### Material provided

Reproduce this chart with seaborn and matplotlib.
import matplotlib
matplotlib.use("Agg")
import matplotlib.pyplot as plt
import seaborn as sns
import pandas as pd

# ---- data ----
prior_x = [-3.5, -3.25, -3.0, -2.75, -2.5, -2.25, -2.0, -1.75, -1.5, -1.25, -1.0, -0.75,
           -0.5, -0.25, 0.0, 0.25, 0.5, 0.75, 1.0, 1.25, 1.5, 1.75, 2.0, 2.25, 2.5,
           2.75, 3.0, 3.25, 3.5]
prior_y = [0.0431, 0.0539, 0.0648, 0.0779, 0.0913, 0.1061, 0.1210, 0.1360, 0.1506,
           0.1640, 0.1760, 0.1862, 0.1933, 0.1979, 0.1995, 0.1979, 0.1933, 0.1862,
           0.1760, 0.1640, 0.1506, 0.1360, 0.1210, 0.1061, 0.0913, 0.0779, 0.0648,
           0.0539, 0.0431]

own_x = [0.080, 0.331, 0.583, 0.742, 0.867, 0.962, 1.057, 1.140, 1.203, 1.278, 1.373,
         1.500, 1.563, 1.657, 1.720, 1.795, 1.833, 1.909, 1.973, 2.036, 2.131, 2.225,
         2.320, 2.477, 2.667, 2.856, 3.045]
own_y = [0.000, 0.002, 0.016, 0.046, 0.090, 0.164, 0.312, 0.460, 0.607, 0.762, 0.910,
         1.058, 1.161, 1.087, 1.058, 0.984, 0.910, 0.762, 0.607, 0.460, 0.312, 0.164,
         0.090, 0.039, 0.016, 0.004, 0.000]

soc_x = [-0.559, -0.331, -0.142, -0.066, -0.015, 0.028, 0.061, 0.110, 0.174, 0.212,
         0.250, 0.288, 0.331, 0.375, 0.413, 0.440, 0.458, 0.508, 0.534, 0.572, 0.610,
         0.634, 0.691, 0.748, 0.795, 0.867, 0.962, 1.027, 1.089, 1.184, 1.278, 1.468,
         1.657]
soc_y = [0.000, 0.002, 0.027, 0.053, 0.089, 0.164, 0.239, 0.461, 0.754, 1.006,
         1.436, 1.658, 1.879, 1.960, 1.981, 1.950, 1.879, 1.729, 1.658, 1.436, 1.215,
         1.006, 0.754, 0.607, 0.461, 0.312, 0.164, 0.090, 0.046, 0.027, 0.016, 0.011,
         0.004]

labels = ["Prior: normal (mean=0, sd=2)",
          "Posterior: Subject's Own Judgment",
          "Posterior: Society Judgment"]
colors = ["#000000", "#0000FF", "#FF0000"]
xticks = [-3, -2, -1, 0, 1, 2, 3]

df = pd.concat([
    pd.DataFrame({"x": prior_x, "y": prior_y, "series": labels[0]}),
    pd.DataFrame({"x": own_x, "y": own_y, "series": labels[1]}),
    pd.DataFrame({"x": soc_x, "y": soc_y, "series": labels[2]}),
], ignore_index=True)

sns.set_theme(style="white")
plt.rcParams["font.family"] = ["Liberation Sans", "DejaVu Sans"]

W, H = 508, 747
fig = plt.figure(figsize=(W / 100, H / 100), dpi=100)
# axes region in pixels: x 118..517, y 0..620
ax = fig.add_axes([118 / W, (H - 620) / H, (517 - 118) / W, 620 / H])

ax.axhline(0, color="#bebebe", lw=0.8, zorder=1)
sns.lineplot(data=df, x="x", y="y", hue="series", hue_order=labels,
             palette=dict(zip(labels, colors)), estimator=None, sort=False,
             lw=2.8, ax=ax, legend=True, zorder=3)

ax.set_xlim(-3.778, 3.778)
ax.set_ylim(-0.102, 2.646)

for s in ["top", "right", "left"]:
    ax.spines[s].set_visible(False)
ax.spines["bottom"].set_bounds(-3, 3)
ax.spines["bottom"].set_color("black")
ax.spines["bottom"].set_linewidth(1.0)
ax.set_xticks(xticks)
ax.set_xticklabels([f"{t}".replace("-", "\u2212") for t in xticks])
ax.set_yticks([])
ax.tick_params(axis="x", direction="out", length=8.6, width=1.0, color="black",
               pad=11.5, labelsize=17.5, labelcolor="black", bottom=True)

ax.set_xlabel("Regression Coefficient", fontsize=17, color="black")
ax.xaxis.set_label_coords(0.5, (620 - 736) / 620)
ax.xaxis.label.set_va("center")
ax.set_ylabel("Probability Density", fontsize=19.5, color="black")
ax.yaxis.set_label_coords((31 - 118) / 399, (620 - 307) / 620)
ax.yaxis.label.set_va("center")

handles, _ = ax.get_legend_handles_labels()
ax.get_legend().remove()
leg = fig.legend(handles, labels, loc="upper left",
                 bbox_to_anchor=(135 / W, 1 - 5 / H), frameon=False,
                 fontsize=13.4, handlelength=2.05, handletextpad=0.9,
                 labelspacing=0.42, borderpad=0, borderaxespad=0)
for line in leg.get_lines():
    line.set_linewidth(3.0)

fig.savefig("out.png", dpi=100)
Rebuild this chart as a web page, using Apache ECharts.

######

» **Exercise**
Among the lines of the material, find those that hold the word "this" and copy them.

» **Answer**
Reproduce this chart with seaborn and matplotlib.
Rebuild this chart as a web page, using Apache ECharts.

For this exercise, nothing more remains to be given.